One recent lesson was taught by Cook County Board President and Democratic Party Chairman George Dunne, whose seat many politicos want O'Grady to secure for the GOP. In September a court ruling on jail overcrowding forced the sheriff to release a number of criminals. Some of the released committed crimes immediately, the most egregious being a rape during rush hour at a CTA stop. O'Grady was left taking the blame for the releases even though Dunne had been aware of the jail need since Elrod's days and had been looking for a new jail site since then. O'Grady ended up "trick bagged," as one pol put it — partly because he lacked the policymaking foresight to head off the situation before it hit him.

O'Grady seems in some ways an unlikely candidate for the higher posts he's being pushed toward. He doesn't show great relish for the secret pact, that modus operandi in Chicago politics. By his own accounts, he prefers face-to-face encounters to back room decisions. Nor does O'Grady try to inject his own up-front attitude into the modes and methods of those with whom he deals.

O'Grady's work for Elrod typifies his lack of interest in reformist boat rocking. As Elrod's deputy, O'Grady reviewed police misconduct reports during the years that now-convicted officers were protecting suburban vice operations. Yet he never initiated any action against the alleged corruption below him. His response is that the most serious reports he ever got were about police brutality. "I had the feeling, the gut reaction, that something was wrong. The word on the street was that [convicted former officer James] Keating was either working for the outfit [mob] or for the [federal] government. But Keating would do whatever the hell he wanted. There was not much you could do about gut reactions."

There are those who find O'Grady wily. Elrod attacked O'Grady as an ingrate for running for sheriff after Elrod had twice offered him employment. Totten said O'Grady lacked loyalty by backing Dvorak to run against him.

In other groups, particularly the old circle of cops, O'Grady inspires intense loyalty. O'Grady trusts them. They trust him. They talk to each other in a kind of "policespeak" that leaves most civilian members of their party wide-eyed. That kind of loyal entourage can also be a problem. One prominent Republican, who professed respect and admiration for O'Grady, said that the sheriff's distrust of non-cops, of people outside the old circle, is a problem for him. "It's a shortcoming. He is insulated and he admits it."

If O'Grady is too insulated within his circle, it doesn't show on the campaign trail. By all accounts, he is a natural campaigner. Wolfe compares him to Reagan in telegenic appeal. Former mayoral contender Don Haider praises him, too: "He is a good politician. In a crowd, it's incredible the way he remembers names, relatives, cousins, kids. People see that twinkling eye; they get that personal contact. He's not just a gladhander."

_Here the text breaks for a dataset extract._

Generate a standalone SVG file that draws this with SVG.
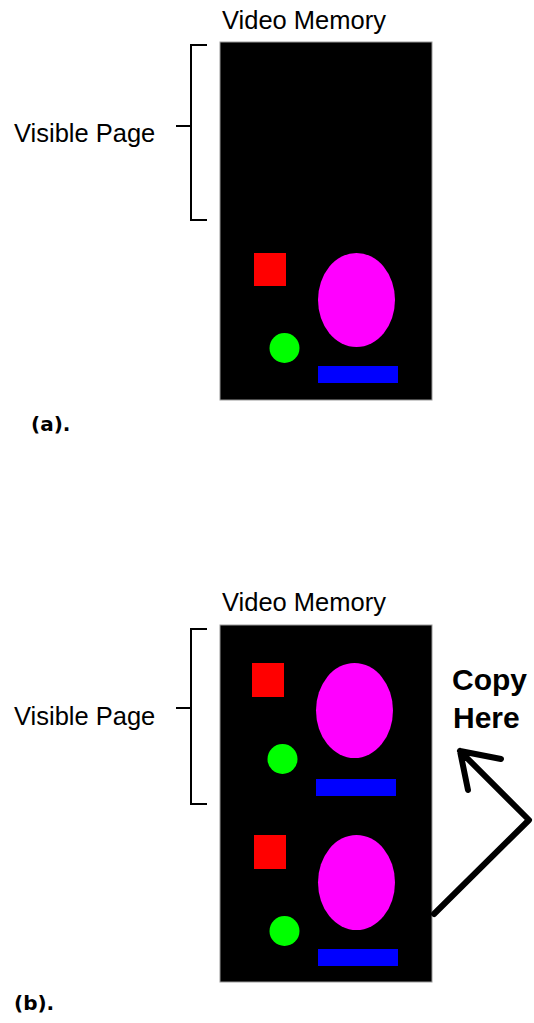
<svg xmlns="http://www.w3.org/2000/svg" width="534" height="1023" viewBox="0 0 534 1023">
<style>
.lbl{font-family:"Liberation Sans",Arial,sans-serif;font-size:25.5px;fill:#000}
.big{font-family:"Liberation Sans",Arial,sans-serif;font-size:30px;font-weight:bold;fill:#000}
.cap{font-family:"DejaVu Sans",sans-serif;font-size:20px;font-weight:bold;fill:#000}
.mem{fill:#000;stroke:#999;stroke-width:1}
.br{fill:none;stroke:#000;stroke-width:2}
.red{fill:#ff0000}.mag{fill:#ff00ff}.grn{fill:#00ff00}.blu{fill:#0000ff}
.arr{fill:none;stroke:#000;stroke-width:6;stroke-linecap:round;stroke-linejoin:round}
</style>
<rect width="534" height="1023" fill="#fff"/>
<g id="diagram-a">
  <text class="lbl" x="222" y="29">Video Memory</text>
  <rect class="mem" x="220" y="42" width="212" height="358"/>
  <path class="br" d="M207,45 H191 V220 H207 M191,126 H176"/>
  <text class="lbl" x="14" y="142">Visible Page</text>
  <rect class="red" x="254" y="253" width="32" height="33"/>
  <ellipse class="mag" cx="356.5" cy="300" rx="38.5" ry="47"/>
  <circle class="grn" cx="284.5" cy="348" r="15"/>
  <rect class="blu" x="318" y="366" width="80" height="17"/>
  <text class="cap" x="31" y="431">(a).</text>
</g>
<g id="diagram-b">
  <text class="lbl" x="222" y="611">Video Memory</text>
  <rect class="mem" x="220" y="625" width="212" height="357"/>
  <path class="br" d="M207,629 H191 V804 H207 M191,708 H176"/>
  <text class="lbl" x="14" y="725">Visible Page</text>
  <rect class="red" x="252" y="663" width="32" height="34"/>
  <ellipse class="mag" cx="354.5" cy="710.5" rx="38.5" ry="47.5"/>
  <circle class="grn" cx="282.5" cy="759" r="15"/>
  <rect class="blu" x="316" y="779" width="80" height="17"/>
  <rect class="red" x="254" y="835" width="32" height="34"/>
  <ellipse class="mag" cx="356.5" cy="882.5" rx="38.5" ry="47.5"/>
  <circle class="grn" cx="284.5" cy="931" r="15"/>
  <rect class="blu" x="318" y="949" width="80" height="17"/>
  <text class="big" x="452" y="690">Copy</text>
  <text class="big" x="453" y="728">Here</text>
  <text class="cap" x="14" y="1010">(b).</text>
</g>
<g id="connectors">
  <path class="arr" d="M434,914 L529,820 L460,751 M460,751 L501,759 M460,751 L468,790"/>
</g>
</svg>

As of early November, O'Grady gave no indication of when he will use that natural campaign talent again. "As I look at it now, I think I would like to run for sheriff again," O'Grady said. "It keeps our program on track. And also, from a political standpoint — and I am concerned about that — this is a good political base. If I leave and run for something else, who's going to run for sheriff and hopefully win? Is the chemistry there for a Republican to win? I don't know. I would hope I'd have a sufficiently good record to run for sheriff again. But I won't have the luxury of running against a 17-year incumbent with a very poor record in his later years." He pauses, reconsiders. "But I don't have fear of moving into something different. I don't have a lot of fears."□

Nina Burleigh is a freelance writer living in Chicago.